__Given task__:
Nothing but the lines from the top of the data to the line holding "11, 12, 13]" should be printed, word for word and both ends included; leave the pictures out.

____

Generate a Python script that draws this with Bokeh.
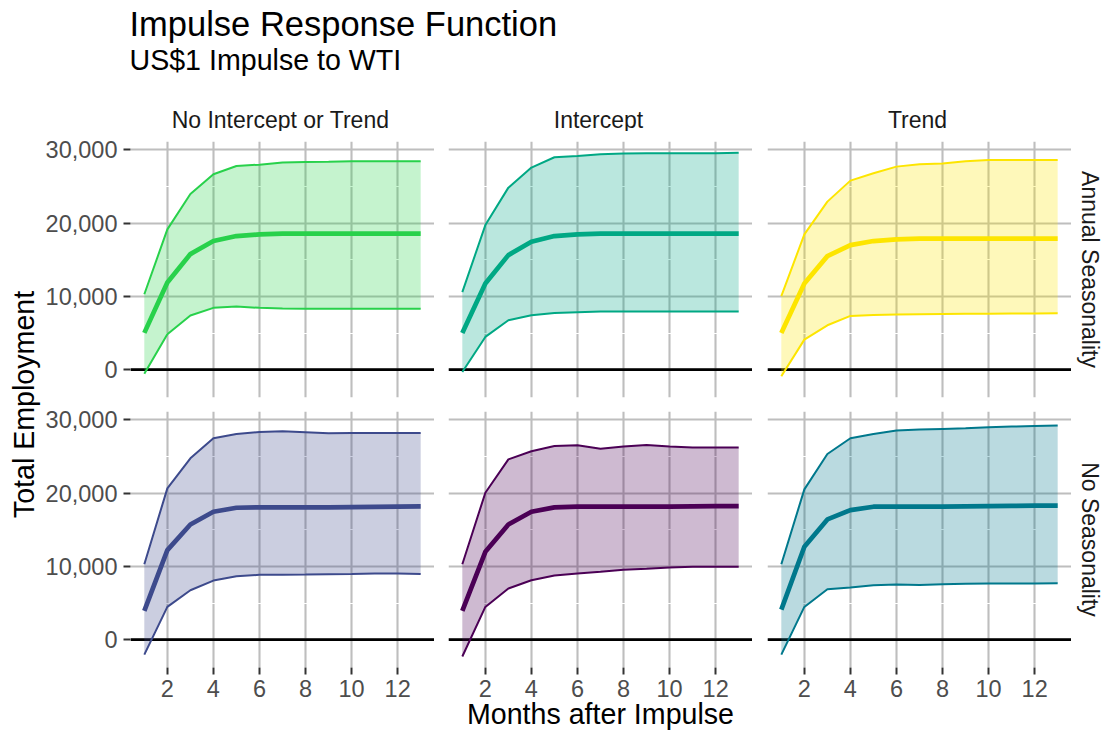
import math
from bokeh.plotting import figure
from bokeh.layouts import row, column
from bokeh.models import Range1d, FixedTicker, NumeralTickFormatter, Span, Label
from bokeh.embed import file_html
from bokeh.resources import INLINE

# ---------------- data ----------------
months = [1, 2, 3, 4, 5, 6, 7, 8, 9, 10, 11, 12, 13]

col_labels = ["No Intercept or Trend", "Intercept", "Trend"]
row_labels = ["Annual Seasonality", "No Seasonality"]
x_title = "Months after Impulse"
y_title = "Total Employment"

# Annual Seasonality
ann_none_lo = [-550, 4830, 7390, 8440, 8620, 8440, 8350, 8300, 8300, 8300, 8300, 8300, 8300]
ann_none_mid = [5020, 11900, 15780, 17560, 18240, 18470, 18560, 18560, 18560, 18560, 18560, 18560, 18560]
ann_none_hi = [10300, 19150, 23990, 26680, 27800, 27990, 28270, 28360, 28400, 28450, 28450, 28450, 28450]

ann_int_lo = [-320, 4470, 6750, 7430, 7750, 7840, 7930, 7930, 7930, 7930, 7930, 7930, 7930]
ann_int_mid = [5020, 11760, 15640, 17460, 18240, 18470, 18560, 18560, 18560, 18560, 18560, 18560, 18560]
ann_int_hi = [10580, 19740, 24850, 27590, 29000, 29180, 29410, 29500, 29550, 29550, 29550, 29550, 29600]

ann_trend_lo = [-910, 4100, 6060, 7340, 7480, 7520, 7560, 7600, 7620, 7640, 7660, 7680, 7700]
ann_trend_mid = [5020, 11760, 15500, 17010, 17560, 17780, 17880, 17880, 17880, 17880, 17880, 17880, 17880]
ann_trend_hi = [10030, 18470, 22940, 25810, 26810, 27720, 28040, 28140, 28450, 28640, 28640, 28640, 28640]

# No Seasonality
no_none_lo = [-2050, 4470, 6750, 8070, 8650, 8850, 8870, 8900, 8940, 8980, 9030, 9030, 8980]
no_none_mid = [3920, 12220, 15730, 17460, 18010, 18060, 18060, 18060, 18060, 18100, 18140, 18170, 18190]
no_none_hi = [10300, 20660, 24760, 27500, 28090, 28360, 28450, 28320, 28180, 28230, 28230, 28230, 28230]

no_int_lo = [-2300, 4470, 6980, 8120, 8760, 9030, 9260, 9530, 9670, 9850, 9940, 9940, 9940]
no_int_mid = [3920, 11990, 15730, 17460, 18060, 18150, 18150, 18150, 18150, 18170, 18200, 18220, 18240]
no_int_hi = [10300, 20060, 24620, 25720, 26450, 26540, 26080, 26360, 26580, 26360, 26220, 26220, 26220]

no_trend_lo = [-2050, 4470, 6890, 7110, 7430, 7520, 7480, 7570, 7620, 7660, 7660, 7680, 7700]
no_trend_mid = [4100, 12680, 16420, 17690, 18150, 18150, 18150, 18150, 18200, 18240, 18270, 18290, 18290]
no_trend_hi = [10300, 20520, 25350, 27500, 28090, 28550, 28680, 28770, 28860, 29000, 29090, 29180, 29230]

x_major = [2, 4, 6, 8, 10, 12]
x_minor = [1, 3, 5, 7, 9, 11, 13]
y_major = [0, 10000, 20000, 30000]
y_minor = [5000, 15000, 25000]

colors = [["#28D14B", "#00A884", "#FDE500"],
          ["#3D4A8C", "#4B0055", "#00788C"]]

series = [[(ann_none_lo, ann_none_mid, ann_none_hi),
           (ann_int_lo, ann_int_mid, ann_int_hi),
           (ann_trend_lo, ann_trend_mid, ann_trend_hi)],
          [(no_none_lo, no_none_mid, no_none_hi),
           (no_int_lo, no_int_mid, no_int_hi),
           (no_trend_lo, no_trend_mid, no_trend_hi)]]

FONT = "Liberation Sans"
TICK_FS = "23.5px"
STRIP_FS = "23px"
AXT_FS = "28.6px"
FW, FH = 304, 256
LEFT_B = [86, 14, 15]
TOP_B = 10
GAP_A = 7   # below top-row frames
GAP_B = 7   # above bottom-row frames
W_TOTAL, H_TOTAL = 1107, 733
HEADER_H = 141 - TOP_B
YLAB_W = 42
TOP_ROW_H = TOP_B + FH + GAP_A
BOT_B = H_TOTAL - HEADER_H - TOP_ROW_H - GAP_B - FH


def panel(r, c):
    bottom = r == 1
    left = c == 0
    p = figure(frame_width=FW, frame_height=FH,
               x_range=Range1d(0.4, 13.6), y_range=Range1d(-3800, 31150),
               x_axis_location="below" if bottom else None,
               y_axis_location="left" if left else None,
               min_border_left=LEFT_B[c], min_border_right=0,
               min_border_top=GAP_B if bottom else TOP_B,
               min_border_bottom=BOT_B if bottom else GAP_A,
               toolbar_location=None, output_backend="svg")
    p.outline_line_color = None
    p.background_fill_color = "white"
    p.border_fill_color = "white"
    xt = FixedTicker(ticks=x_major, minor_ticks=x_minor)
    yt = FixedTicker(ticks=y_major, minor_ticks=y_minor)
    for g in p.xgrid:
        g.ticker = xt
        if g.axis is not None:
            g.axis.ticker = xt
    for g in p.ygrid:
        g.ticker = yt
        if g.axis is not None:
            g.axis.ticker = yt
    for g in list(p.xgrid) + list(p.ygrid):
        g.grid_line_color = "#BEBEBE"
        g.grid_line_width = 2.1
        g.minor_grid_line_color = "white"
        g.minor_grid_line_width = 1.1
    axes = []
    if bottom:
        axes.append(p.xaxis[0])
    if left:
        ya = p.yaxis[0]
        ya.formatter = NumeralTickFormatter(format="0,0")
        axes.append(ya)
    for ax in axes:
        ax.axis_line_color = None
        ax.major_tick_out = 7
        ax.major_tick_in = 0
        ax.major_tick_line_color = "#333333"
        ax.major_tick_line_width = 2
        ax.minor_tick_line_color = None
        ax.major_label_text_font = FONT
        ax.major_label_text_font_size = TICK_FS
        ax.major_label_text_color = "#4D4D4D"
    if bottom:
        xa = p.xaxis[0]
        xa.major_label_standoff = 5
        if c == 1:
            xa.axis_label = x_title
            xa.axis_label_text_font = FONT
            xa.axis_label_text_font_size = AXT_FS
            xa.axis_label_text_font_style = "normal"
            xa.axis_label_text_color = "black"
            xa.axis_label_standoff = -2
    if left:
        p.yaxis[0].major_label_standoff = 6

    lo, mid, hi = series[r][c]
    col = colors[r][c]
    p.add_layout(Span(location=0, dimension="width", line_color="black",
                      line_width=2.6, level="underlay"))
    p.varea(x=months, y1=lo, y2=hi, fill_color=col, fill_alpha=0.27)
    p.line(months, hi, line_color=col, line_width=2)
    p.line(months, lo, line_color=col, line_width=2)
    p.line(months, mid, line_color=col, line_width=4.7)
    return p


def text_fig(w, h):
    p = figure(width=w, height=h, x_range=Range1d(0, w), y_range=Range1d(0, h),
               min_border=0, x_axis_location=None, y_axis_location=None,
               toolbar_location=None, output_backend="svg")
    p.grid.visible = False
    p.outline_line_color = None
    p.border_fill_color = "white"
    p.background_fill_color = "white"
    return p


panels = [[panel(r, c) for c in range(3)] for r in range(2)]

MID_H = H_TOTAL - HEADER_H
RSTRIP_W = W_TOTAL - YLAB_W - sum(FW + b for b in LEFT_B)

header = text_fig(W_TOTAL, HEADER_H)
header.add_layout(Label(x=129, y=HEADER_H - 23, text="Impulse Response Function", text_font=FONT,
                        text_font_size="34.5px", text_color="black", text_baseline="middle"))
header.add_layout(Label(x=129, y=HEADER_H - 59, text="US$1 Impulse to WTI", text_font=FONT,
                        text_font_size=AXT_FS, text_color="black", text_baseline="middle"))
xoff = YLAB_W
for c in range(3):
    xoff += LEFT_B[c]
    cx = xoff + FW / 2
    header.add_layout(Label(x=cx, y=HEADER_H - 119, text=col_labels[c], text_font=FONT,
                            text_font_size=STRIP_FS, text_color="#1A1A1A",
                            text_align="center", text_baseline="middle"))
    xoff += FW

ylab = text_fig(YLAB_W, MID_H)
ylab.add_layout(Label(x=23, y=MID_H - TOP_ROW_H, text=y_title,
                      text_font=FONT, text_font_size=AXT_FS, text_color="black",
                      angle=math.pi / 2, text_align="center", text_baseline="middle"))

rstrip = text_fig(RSTRIP_W, MID_H)
rstrip.add_layout(Label(x=18, y=MID_H - (TOP_B + FH / 2), text=row_labels[0], text_font=FONT,
                        text_font_size=STRIP_FS, text_color="#1A1A1A", angle=-math.pi / 2,
                        text_align="center", text_baseline="middle"))
rstrip.add_layout(Label(x=18, y=MID_H - (TOP_ROW_H + GAP_B + FH / 2), text=row_labels[1],
                        text_font=FONT, text_font_size=STRIP_FS, text_color="#1A1A1A",
                        angle=-math.pi / 2, text_align="center", text_baseline="middle"))

cols = [column(panels[0][c], panels[1][c]) for c in range(3)]
layout = column(header, row(ylab, *cols, rstrip))

open("out.html", "w").write(file_html(layout, INLINE))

____

__Solved problem__:
Generate a Python script that draws this with Bokeh.
import math
from bokeh.plotting import figure
from bokeh.layouts import row, column
from bokeh.models import Range1d, FixedTicker, NumeralTickFormatter, Span, Label
from bokeh.embed import file_html
from bokeh.resources import INLINE

# ---------------- data ----------------
months = [1, 2, 3, 4, 5, 6, 7, 8, 9, 10, 11, 12, 13]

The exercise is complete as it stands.